[DATA PROVIDED start]
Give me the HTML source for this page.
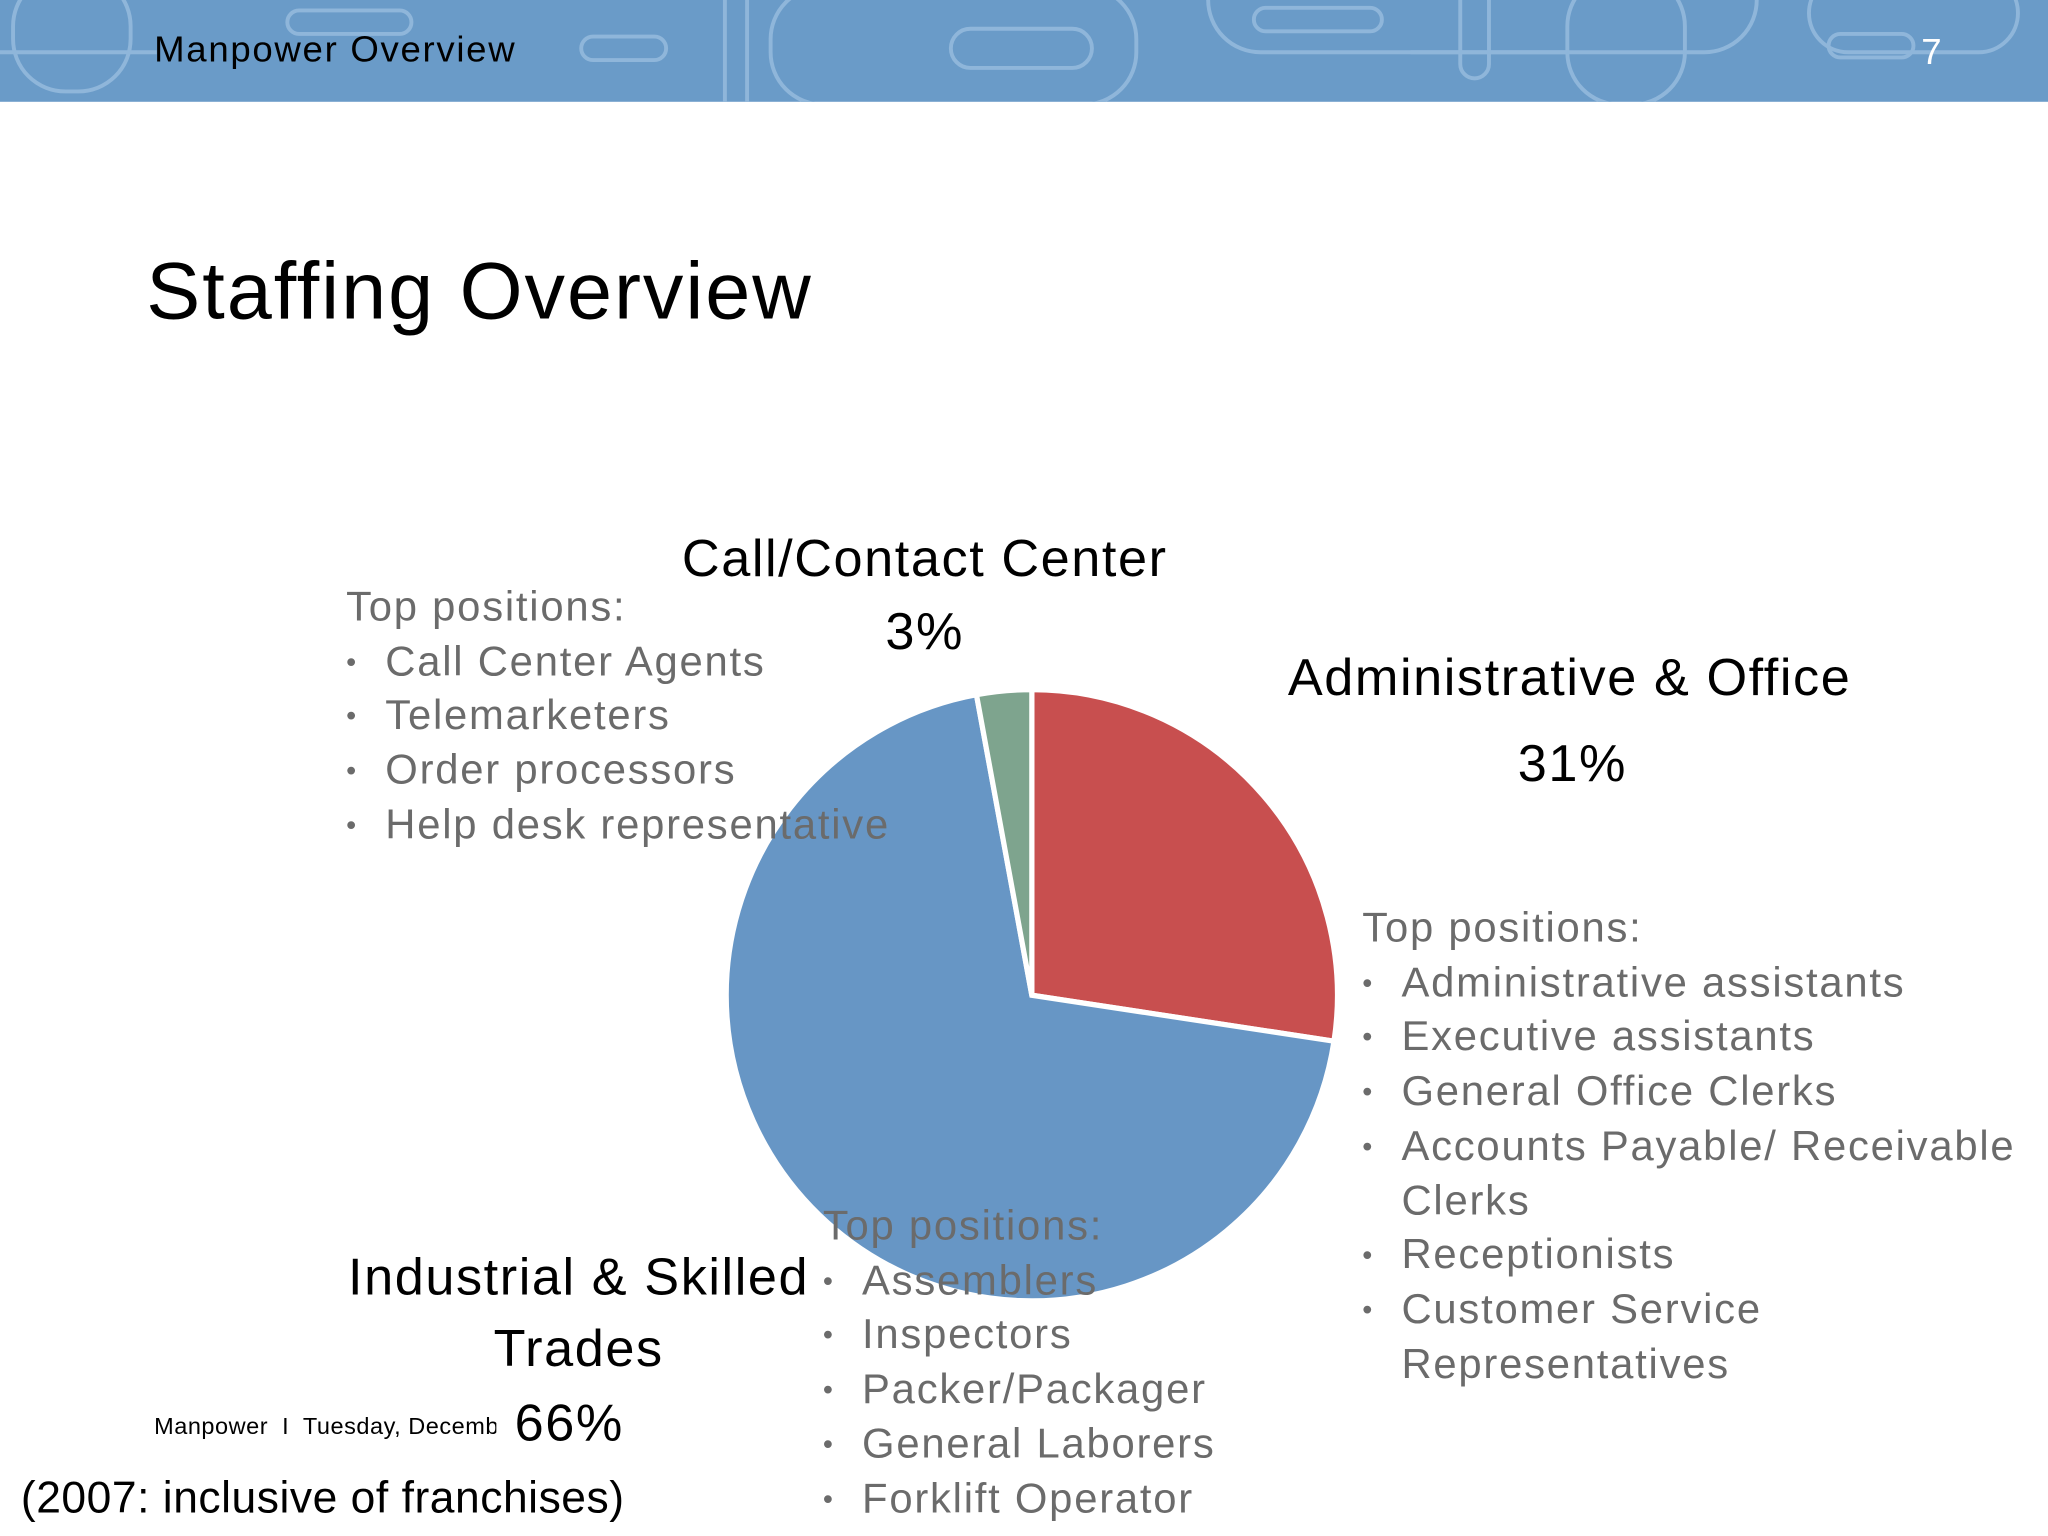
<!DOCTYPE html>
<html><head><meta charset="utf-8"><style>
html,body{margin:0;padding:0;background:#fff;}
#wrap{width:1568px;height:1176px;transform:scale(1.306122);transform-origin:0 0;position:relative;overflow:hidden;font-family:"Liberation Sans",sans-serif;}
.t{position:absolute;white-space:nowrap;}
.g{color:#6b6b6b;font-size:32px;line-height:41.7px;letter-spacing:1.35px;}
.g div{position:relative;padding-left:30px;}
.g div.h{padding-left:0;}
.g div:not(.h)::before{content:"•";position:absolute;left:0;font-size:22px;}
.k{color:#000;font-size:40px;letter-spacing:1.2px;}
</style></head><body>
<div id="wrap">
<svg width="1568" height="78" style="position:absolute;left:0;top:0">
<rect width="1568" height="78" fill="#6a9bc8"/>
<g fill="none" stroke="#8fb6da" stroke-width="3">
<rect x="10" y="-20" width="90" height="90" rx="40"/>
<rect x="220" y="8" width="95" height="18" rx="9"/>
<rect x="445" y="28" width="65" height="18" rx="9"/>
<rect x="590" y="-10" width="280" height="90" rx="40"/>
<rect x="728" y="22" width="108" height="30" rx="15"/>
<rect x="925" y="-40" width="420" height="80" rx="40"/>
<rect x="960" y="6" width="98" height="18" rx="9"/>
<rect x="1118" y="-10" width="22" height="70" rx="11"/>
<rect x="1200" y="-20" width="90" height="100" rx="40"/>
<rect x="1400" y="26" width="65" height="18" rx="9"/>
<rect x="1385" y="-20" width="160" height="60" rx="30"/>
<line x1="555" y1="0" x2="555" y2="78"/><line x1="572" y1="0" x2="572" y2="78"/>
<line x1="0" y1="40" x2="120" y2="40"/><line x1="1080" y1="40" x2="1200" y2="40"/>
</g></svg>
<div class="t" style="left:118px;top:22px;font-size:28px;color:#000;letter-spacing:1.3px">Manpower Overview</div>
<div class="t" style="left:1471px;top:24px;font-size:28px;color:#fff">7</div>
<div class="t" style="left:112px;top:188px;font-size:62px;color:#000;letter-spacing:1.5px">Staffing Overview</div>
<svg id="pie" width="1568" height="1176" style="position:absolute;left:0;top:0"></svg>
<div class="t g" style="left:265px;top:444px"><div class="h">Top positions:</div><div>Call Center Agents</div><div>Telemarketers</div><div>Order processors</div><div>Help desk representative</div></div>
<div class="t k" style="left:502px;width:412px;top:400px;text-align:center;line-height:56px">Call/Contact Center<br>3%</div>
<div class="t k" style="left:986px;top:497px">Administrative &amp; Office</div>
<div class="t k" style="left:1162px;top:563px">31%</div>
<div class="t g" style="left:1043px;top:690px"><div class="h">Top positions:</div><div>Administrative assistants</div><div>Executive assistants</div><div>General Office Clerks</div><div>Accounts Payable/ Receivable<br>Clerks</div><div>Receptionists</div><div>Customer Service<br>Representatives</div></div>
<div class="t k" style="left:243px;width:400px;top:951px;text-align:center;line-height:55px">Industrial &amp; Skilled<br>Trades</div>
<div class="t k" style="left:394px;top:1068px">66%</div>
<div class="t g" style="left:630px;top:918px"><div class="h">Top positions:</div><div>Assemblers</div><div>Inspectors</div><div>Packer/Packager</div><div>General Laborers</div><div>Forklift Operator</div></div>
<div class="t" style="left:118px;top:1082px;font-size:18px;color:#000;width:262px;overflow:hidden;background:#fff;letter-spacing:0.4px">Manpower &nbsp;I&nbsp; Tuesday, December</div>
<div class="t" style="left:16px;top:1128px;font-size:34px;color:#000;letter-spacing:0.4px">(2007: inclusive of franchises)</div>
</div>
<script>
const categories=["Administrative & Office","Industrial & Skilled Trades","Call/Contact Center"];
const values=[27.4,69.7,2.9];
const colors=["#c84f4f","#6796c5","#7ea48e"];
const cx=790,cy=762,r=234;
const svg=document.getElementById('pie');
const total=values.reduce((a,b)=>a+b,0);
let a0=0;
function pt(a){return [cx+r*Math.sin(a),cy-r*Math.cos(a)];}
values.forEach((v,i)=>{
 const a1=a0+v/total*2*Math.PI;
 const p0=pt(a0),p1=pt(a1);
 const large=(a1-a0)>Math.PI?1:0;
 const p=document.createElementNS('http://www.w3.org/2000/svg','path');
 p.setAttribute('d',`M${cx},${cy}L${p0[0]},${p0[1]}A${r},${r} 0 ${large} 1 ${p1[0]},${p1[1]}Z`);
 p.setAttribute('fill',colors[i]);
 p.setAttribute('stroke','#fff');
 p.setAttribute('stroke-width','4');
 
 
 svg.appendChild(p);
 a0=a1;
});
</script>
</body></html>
[DATA PROVIDED end]
Copy out each line word for word, please, skipping the images.

Give me the HTML source for this page.
<!DOCTYPE html>
<html><head><meta charset="utf-8"><style>
html,body{margin:0;padding:0;background:#fff;}
#wrap{width:1568px;height:1176px;transform:scale(1.306122);transform-origin:0 0;position:relative;overflow:hidden;font-family:"Liberation Sans",sans-serif;}
.t{position:absolute;white-space:nowrap;}
.g{color:#6b6b6b;font-size:32px;line-height:41.7px;letter-spacing:1.35px;}
.g div{position:relative;padding-left:30px;}
.g div.h{padding-left:0;}
.g div:not(.h)::before{content:"•";position:absolute;left:0;font-size:22px;}
.k{color:#000;font-size:40px;letter-spacing:1.2px;}
</style></head><body>
<div id="wrap">
<svg width="1568" height="78" style="position:absolute;left:0;top:0">
<rect width="1568" height="78" fill="#6a9bc8"/>
<g fill="none" stroke="#8fb6da" stroke-width="3">
<rect x="10" y="-20" width="90" height="90" rx="40"/>
<rect x="220" y="8" width="95" height="18" rx="9"/>
<rect x="445" y="28" width="65" height="18" rx="9"/>
<rect x="590" y="-10" width="280" height="90" rx="40"/>
<rect x="728" y="22" width="108" height="30" rx="15"/>
<rect x="925" y="-40" width="420" height="80" rx="40"/>
<rect x="960" y="6" width="98" height="18" rx="9"/>
<rect x="1118" y="-10" width="22" height="70" rx="11"/>
<rect x="1200" y="-20" width="90" height="100" rx="40"/>
<rect x="1400" y="26" width="65" height="18" rx="9"/>
<rect x="1385" y="-20" width="160" height="60" rx="30"/>
<line x1="555" y1="0" x2="555" y2="78"/><line x1="572" y1="0" x2="572" y2="78"/>
<line x1="0" y1="40" x2="120" y2="40"/><line x1="1080" y1="40" x2="1200" y2="40"/>
</g></svg>
<div class="t" style="left:118px;top:22px;font-size:28px;color:#000;letter-spacing:1.3px">Manpower Overview</div>
<div class="t" style="left:1471px;top:24px;font-size:28px;color:#fff">7</div>
<div class="t" style="left:112px;top:188px;font-size:62px;color:#000;letter-spacing:1.5px">Staffing Overview</div>
<svg id="pie" width="1568" height="1176" style="position:absolute;left:0;top:0"></svg>
<div class="t g" style="left:265px;top:444px"><div class="h">Top positions:</div><div>Call Center Agents</div><div>Telemarketers</div><div>Order processors</div><div>Help desk representative</div></div>
<div class="t k" style="left:502px;width:412px;top:400px;text-align:center;line-height:56px">Call/Contact Center<br>3%</div>
<div class="t k" style="left:986px;top:497px">Administrative &amp; Office</div>
<div class="t k" style="left:1162px;top:563px">31%</div>
<div class="t g" style="left:1043px;top:690px"><div class="h">Top positions:</div><div>Administrative assistants</div><div>Executive assistants</div><div>General Office Clerks</div><div>Accounts Payable/ Receivable<br>Clerks</div><div>Receptionists</div><div>Customer Service<br>Representatives</div></div>
<div class="t k" style="left:243px;width:400px;top:951px;text-align:center;line-height:55px">Industrial &amp; Skilled<br>Trades</div>
<div class="t k" style="left:394px;top:1068px">66%</div>
<div class="t g" style="left:630px;top:918px"><div class="h">Top positions:</div><div>Assemblers</div><div>Inspectors</div><div>Packer/Packager</div><div>General Laborers</div><div>Forklift Operator</div></div>
<div class="t" style="left:118px;top:1082px;font-size:18px;color:#000;width:262px;overflow:hidden;background:#fff;letter-spacing:0.4px">Manpower &nbsp;I&nbsp; Tuesday, December</div>
<div class="t" style="left:16px;top:1128px;font-size:34px;color:#000;letter-spacing:0.4px">(2007: inclusive of franchises)</div>
</div>
<script>
const categories=["Administrative & Office","Industrial & Skilled Trades","Call/Contact Center"];
const values=[27.4,69.7,2.9];
const colors=["#c84f4f","#6796c5","#7ea48e"];
const cx=790,cy=762,r=234;
const svg=document.getElementById('pie');
const total=values.reduce((a,b)=>a+b,0);
let a0=0;
function pt(a){return [cx+r*Math.sin(a),cy-r*Math.cos(a)];}
values.forEach((v,i)=>{
 const a1=a0+v/total*2*Math.PI;
 const p0=pt(a0),p1=pt(a1);
 const large=(a1-a0)>Math.PI?1:0;
 const p=document.createElementNS('http://www.w3.org/2000/svg','path');
 p.setAttribute('d',`M${cx},${cy}L${p0[0]},${p0[1]}A${r},${r} 0 ${large} 1 ${p1[0]},${p1[1]}Z`);
 p.setAttribute('fill',colors[i]);
 p.setAttribute('stroke','#fff');
 p.setAttribute('stroke-width','4');
 
 
 svg.appendChild(p);
 a0=a1;
});
</script>
</body></html>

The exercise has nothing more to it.